Végétal

Du 3 mars au 28 avril 2018
Vernissage : Le samedi 3 mars 2018 de 15 h à 17 h
Hédy Gobaa : Végétal
Art Mûr, Montréal (QC)

Texte de Farah Benosman

«Un indice est un signe ou une représentation qui renvoie à son objet non pas tant parce qu’il a quelque similarité ou analogie avec lui ni parce qu’il est associé avec les caractères généraux que cet objet se trouve posséder, que parce qu’il est en connexion dynamique (y compris spatiale) et avec l’objet individuel d’une part et avec les sens ou la mémoire de la personne pour laquelle il sert de signe, d’autre part.» – Charles S. Peirce, Dictionnaire de philosophie et de psychologie

Arrivé depuis peu à Montréal, Hédy Gobaa présente Végétal, deuxième exposition individuelle de l’artiste chez Art Mûr, tournée cette fois vers le rapport entre le naturel et le virtuel. À partir de photographies – de jardins, de plantes, d’herbes, de branches, de feuilles, de fleurs – l’artiste réalise une peinture depuis une projection numérique, à la recherche d’une sensibilité située entre le mécanique, le virtuel et le corporel.

Bien que le sujet des œuvres soit le règne végétal, la démarche elle, les en distancie. En effet, un logiciel est à l’origine de la production de cette peinture, permettant à Gobaa de la réaliser à partir d’une projection, articulée aux appareils numériques. Ce qui l’intéresse davantage que la démarche en elle-même est le produit résultant, oscillant entre la dématérialisation du sujet et la profondeur de la peinture créée. Tout le processus se situe sur cette frontière sensible, entre le geste de l’artiste et l’intervention du logiciel numérique. Par la création d’images préalablement défigurées par le virtuel, le résultat demeure inconnu, se situant toutefois dans une multiplicité des formes qui devient fascinante.
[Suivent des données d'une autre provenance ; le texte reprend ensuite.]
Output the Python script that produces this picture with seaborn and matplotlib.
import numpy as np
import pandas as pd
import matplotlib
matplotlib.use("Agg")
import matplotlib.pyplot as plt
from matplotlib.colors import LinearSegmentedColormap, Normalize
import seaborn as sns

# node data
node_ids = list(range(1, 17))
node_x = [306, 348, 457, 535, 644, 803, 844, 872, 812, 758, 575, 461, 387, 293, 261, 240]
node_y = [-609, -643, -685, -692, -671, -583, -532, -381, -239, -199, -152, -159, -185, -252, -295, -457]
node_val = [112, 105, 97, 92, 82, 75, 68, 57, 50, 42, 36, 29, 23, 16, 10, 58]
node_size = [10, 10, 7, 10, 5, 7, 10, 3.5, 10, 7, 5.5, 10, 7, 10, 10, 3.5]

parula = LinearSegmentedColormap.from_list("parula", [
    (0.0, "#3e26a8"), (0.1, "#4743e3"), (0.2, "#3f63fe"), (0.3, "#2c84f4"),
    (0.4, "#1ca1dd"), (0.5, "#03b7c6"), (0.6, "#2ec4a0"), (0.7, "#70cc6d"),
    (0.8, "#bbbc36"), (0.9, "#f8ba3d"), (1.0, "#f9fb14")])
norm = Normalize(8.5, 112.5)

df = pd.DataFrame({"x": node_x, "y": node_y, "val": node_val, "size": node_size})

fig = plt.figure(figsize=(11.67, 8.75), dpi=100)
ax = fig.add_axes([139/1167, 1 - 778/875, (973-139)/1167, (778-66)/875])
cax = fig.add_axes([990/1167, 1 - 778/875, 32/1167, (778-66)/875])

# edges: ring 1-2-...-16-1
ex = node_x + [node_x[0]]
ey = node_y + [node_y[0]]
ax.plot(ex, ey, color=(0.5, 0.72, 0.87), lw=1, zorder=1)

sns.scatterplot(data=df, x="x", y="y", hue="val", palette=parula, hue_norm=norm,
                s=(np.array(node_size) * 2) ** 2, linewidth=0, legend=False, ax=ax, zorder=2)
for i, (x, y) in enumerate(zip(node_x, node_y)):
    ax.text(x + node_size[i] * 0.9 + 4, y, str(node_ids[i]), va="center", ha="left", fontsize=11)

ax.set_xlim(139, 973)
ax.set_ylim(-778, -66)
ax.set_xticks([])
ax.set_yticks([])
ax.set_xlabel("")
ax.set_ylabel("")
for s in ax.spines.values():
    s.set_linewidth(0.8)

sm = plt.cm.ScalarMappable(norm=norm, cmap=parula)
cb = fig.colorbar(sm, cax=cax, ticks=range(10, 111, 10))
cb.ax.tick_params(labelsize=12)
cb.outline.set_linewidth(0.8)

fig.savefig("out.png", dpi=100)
La peinture incarne une image tantôt reconnaissable – un arbre, une fleur – tantôt fragmentée. L’œil qui traverse la figure à la recherche de sens, à travers ces formes insaisissables, trouve parfois ce que Pierce, l’un des pères de la sémiologie, appelait l’indice dans l’image. Partant d’un imaginaire acquis et bien ancré dans des certitudes, on se trouve déboussolé devant l’incarnation du sujet dénaturée par l’interception numérique.
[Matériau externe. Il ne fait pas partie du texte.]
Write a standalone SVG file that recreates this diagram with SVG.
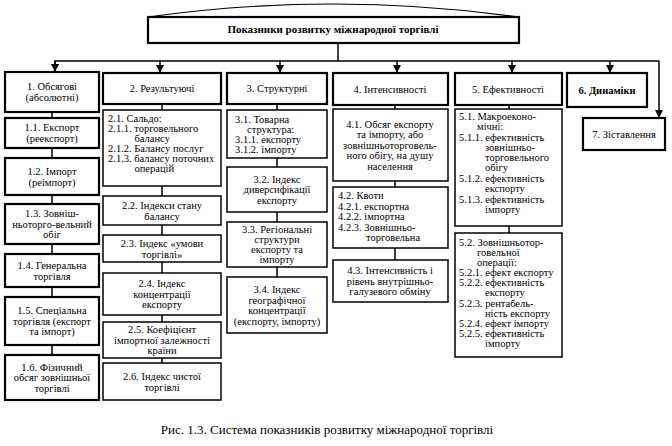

Cet égarement de la figure est perçu par l’artiste comme une progression dans son processus artistique. L’alliance entre peinture et logiciel est ainsi le témoignage d’une réalité désormais virtuelle, composée d’une multiplicité d’espaces, de vide, de surfaces planes, de couleurs éclatantes et d’images infiniment superposées. La complexité de la peinture est incarnée par l’appareil numérique et par la transformation d’une vision mi réaliste, mi hyperréaliste. Ce travail de transformation lui permet alors de perfectionner sa touche de façon matérielle.

Influencé par l’interprétation du monde contemporain selon Peter Sloterdijk, le sinologue François Jullien et le travail artistique de Lionel Bayol-Thémines, Gobaa désire travailler sur la rupture entre l’objet et le référent grâce au langage visuel du numérique. L’exposition joue sur cette ambigüité entre réel et désubjectivation du présupposé. L’image virtuelle devenue elle aussi référent, l’artiste livre des œuvres dans lesquelles le processus génératif végétal et le numérique se confondent.